Finalmente regresé, sólo era cuestión de tiempo. Nos vimos en un bar; pedí un café solo y nos sentamos. La recuerdo frente a mi mirando al suelo.

-Ra -dios, me encantaba cómo lo decía, no puedo negarlo- tengo que confesarte una cosa un poco fea. Joder, me había engañado a saco durante meses con un pelotón de gente ¿qué podía ser peor? ¿me habría quemado los cómics? Por desgracia no se me ocurrió ningún chiste, en mis recuerdos me gusta pensar que soy la mar de simpático. Ella siguió- La verdad es que nunca te engañé, me inventé todas esas historias para que me dejases.

Pestañeé dos o tres veces antes de entender lo que me estaba diciendo.

Viena


En 1999 me fui a Viena con Laura. Siempre me sorprendió lo contentos que parecemos en esta foto -la hice yo mismo con la mano libre-, si uno se para a mirarnos a los ojos yo mismo me pregunto qué demonios estaría pensando en ese instante. Recuerdo que el suelo estaba hecho hielo y había que tener un cuidado loco para no resbalar e irse directo al Danubio, ese río de la izquierda. Hacía unas horas que habíamos llegado de Salzburgo -fuimos para ver la ciudad natal de Mozart- y esa noche iríamos al Staatoper (el Teatro de la Ópera) porque teníamos entradas para Verdi. Lo que fuese con tal de tenerla distraída: hacía tres semanas que había muerto su padre, en un hospital, por un error médico. Eso la cambió -claro, para siempre- y nunca nada volvió a ser igual; no sólo entre ella y yo sino entre ella y todo el mundo. Qué impotente me sentí.

Ese día no se encontraba nada bien. Fuimos andando por la nieve al edificio Secession -para ver el Friso de Beethoven de Klimt- y al regresar al albergue ella apenas podía respirar. Se metió en cama y me hizo prometerle que haría lo que ella quisiera. Por supuesto yo estaba dispuesto a cuidarla, velarla, comprar medicinas, raptar un médico, sobornar al hospital, fugarme con una ambulancia. Ella me pidió -mi promesa estaba recién hecha- que me fuese sólo a la ópera. Sólo quería dormir.
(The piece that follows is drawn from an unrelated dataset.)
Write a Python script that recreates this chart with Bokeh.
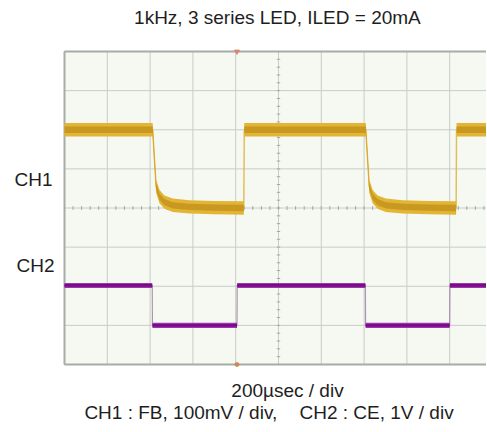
from bokeh.plotting import figure
from bokeh.models import Range1d, ColumnDataSource
from bokeh.core.properties import value
from bokeh.embed import file_html
from bokeh.resources import INLINE

# ---- texts ----
title_text = "1kHz, 3 series LED, ILED = 20mA"
timebase_text = "200\u00b5sec / div"
scale_text_parts = ["CH1 : FB, 100mV / div,", "CH2 : CE, 1V / div"]
channel_names = ["CH1", "CH2"]

# ---- scope settings ----
time_per_div_us = 200
ch1_mv_per_div = 100
ch2_v_per_div = 1
ch1_zero_div = 4.0     # CH1 ground marker (divisions from bottom)
ch2_zero_div = 1.0     # CH2 ground marker
trigger_us = 806

# ---- CH1 : FB (mV) ----
ch1_t_us = [0, 412, 428, 444, 467, 506, 584, 700, 838, 840,
            1408, 1424, 1440, 1463, 1502, 1580, 1700, 1830, 1832, 1972]
ch1_mv = [200, 200, 56, 29, 15, 7, 3, 1, 0, 200,
          200, 56, 29, 15, 7, 3, 1, 0, 200, 200]

# ---- CH2 : CE (V) ----
ch2_t_us = [0, 410, 411, 806, 807, 1406, 1407, 1800, 1801, 1972]
ch2_v = [1.02, 1.02, 0.0, 0.0, 1.02, 1.02, 0.0, 0.0, 1.02, 1.02]

n_div_x = 9.86
n_div_y = 8
x_end = n_div_x * time_per_div_us

ch1_div = [ch1_zero_div + v / ch1_mv_per_div for v in ch1_mv]
ch2_div = [ch2_zero_div + v / ch2_v_per_div for v in ch2_v]

W, H = 486, 428
left_px, top_px, frame_h = 64, 51, 313
px_per_div_x = (W - left_px) / n_div_x
px_per_div_y = frame_h / n_div_y
x0 = -left_px / px_per_div_x * time_per_div_us
y1 = n_div_y + top_px / px_per_div_y
y0 = -(H - top_px - frame_h) / px_per_div_y

p = figure(width=W, height=H, x_range=Range1d(x0, x_end), y_range=Range1d(y0, y1),
           output_backend="svg", toolbar_location=None,
           min_border_left=0, min_border_right=0, min_border_top=0, min_border_bottom=0)
p.xaxis.visible = False
p.yaxis.visible = False
p.grid.visible = False
p.background_fill_color = "white"
p.border_fill_color = "white"
p.outline_line_color = None

# scope screen
p.quad(left=[0], right=[x_end], bottom=[0], top=[n_div_y], fill_color="#f5f9f2", line_color=None)
xg = list(range(0, int(x_end) + 1, time_per_div_us))
yg = list(range(0, n_div_y + 1))
p.segment(x0=xg, y0=[0] * len(xg), x1=xg, y1=[n_div_y] * len(xg), line_color="#c8ccc8", line_width=1)
p.segment(x0=[0] * len(yg), y0=yg, x1=[x_end] * len(yg), y1=yg, line_color="#c8ccc8", line_width=1)
# frame edges
p.segment(x0=[0, 0, 0], y0=[0, 0, n_div_y], x1=[0, x_end, x_end], y1=[n_div_y, 0, n_div_y],
          line_color="#a8aca8", line_width=2)
# centre minor ticks
xm = [i * time_per_div_us / 5 for i in range(0, int(n_div_x * 5) + 1)]
ym = [i / 5 for i in range(0, n_div_y * 5 + 1)]
cx = 5 * time_per_div_us
cy = n_div_y / 2
p.segment(x0=xm, y0=[cy - 0.05] * len(xm), x1=xm, y1=[cy + 0.05] * len(xm),
          line_color="#a4a8a4", line_width=1)
p.segment(x0=[cx - 8] * len(ym), y0=ym, x1=[cx + 8] * len(ym), y1=ym,
          line_color="#a4a8a4", line_width=1)

# CH1 trace
s1 = ColumnDataSource(dict(t=ch1_t_us, y=ch1_div,
                           lo_o=[v - 0.17 for v in ch1_div], hi_o=[v + 0.17 for v in ch1_div],
                           lo_i=[v - 0.08 for v in ch1_div], hi_i=[v + 0.08 for v in ch1_div]))
p.line("t", "y", source=s1, line_color="#dcb43c", line_width=1.5, line_alpha=0.8)
p.varea(x="t", y1="lo_o", y2="hi_o", source=s1, fill_color="#e2b535")
p.varea(x="t", y1="lo_i", y2="hi_i", source=s1, fill_color="#c99820")

# CH2 trace
s2 = ColumnDataSource(dict(t=ch2_t_us, y=ch2_div,
                           lo_o=[v - 0.065 for v in ch2_div], hi_o=[v + 0.065 for v in ch2_div],
                           lo_i=[v - 0.035 for v in ch2_div], hi_i=[v + 0.035 for v in ch2_div]))
p.line("t", "y", source=s2, line_color="#9a7aa0", line_width=1.2, line_alpha=0.8)
p.varea(x="t", y1="lo_o", y2="hi_o", source=s2, fill_color="#9a3aa8")
p.varea(x="t", y1="lo_i", y2="hi_i", source=s2, fill_color="#7c0a8c")

# trigger markers
p.scatter(x=[trigger_us], y=[n_div_y], marker="inverted_triangle", size=5,
          color="#e07a6a", alpha=0.8)
p.scatter(x=[trigger_us], y=[0], marker="circle", size=4, color="#d08040", alpha=0.8)

# texts
font = value("Liberation Sans")
fs = value("19px")
col = "#1e1e1e"
p.text(x=[995, 1042], y=[8.87, -0.66],
       text=[title_text, timebase_text],
       text_align="center", text_baseline="middle", text_font=font,
       text_font_size=fs, text_color=col)
p.text(x=[93, 1098], y=[-1.22, -1.22], text=scale_text_parts,
       text_align="left", text_baseline="middle", text_font=font,
       text_font_size=fs, text_color=col)
p.text(x=[-56, -47], y=[4.73, 2.53], text=channel_names,
       text_align="right", text_baseline="middle", text_font=font,
       text_font_size=fs, text_color=col)

open("out.html", "w").write(file_html(p, INLINE))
Fui al Staatoper con esa barba de dos días y esa cazadora de nieve, gorro y gafas, vaqueros sucios y botas. Sabía que no podía llegar tarde y estaba muy mal de tiempo así que me colé en el metro -en Viena no hay controles, sólo un revisor en toda la ciudad que, por supuesto, me tocó-. Un señor de uniforme me pidió los billetes en alemán y le respondí en inglés que no los tenía. Por favor, bájese del vagón en la siguiente parada -eso si que lo entendí-. Openring, se llamaba la estación. Siete menos seis minutos, la ópera empezaba a las siete. Cuando bajé del metro sabía que no llegaría, y la multa por no pagar el billete encima era altísima. Se me ocurrió entonces enseñarle mi ticket de la ópera al revisor y le señalé la hora. Si me ponía la multa no llegaría a la ópera, así que sin más me dejó marchar.

Entré en el teatro medio minuto antes de que saliese el director y todo el mundo aplaudiese. Miré a mi alrededor y había unas ¿dos mil personas? en frac y trajes de noche. Me senté.

domingo, 20 de noviembre de 2005

Historias de viajes

Bueno, por fin me he decidido a empezar una serie nueva con fotos viejas, al menos hasta que viaje a Egipto, que será dentro de unas semanas (luego está Roma, iré en enero). Así aprovecho para reordenar los miles de fotos que tengo y contar alguna que otra historia a aquellos que no estáis hartos de oírmelas.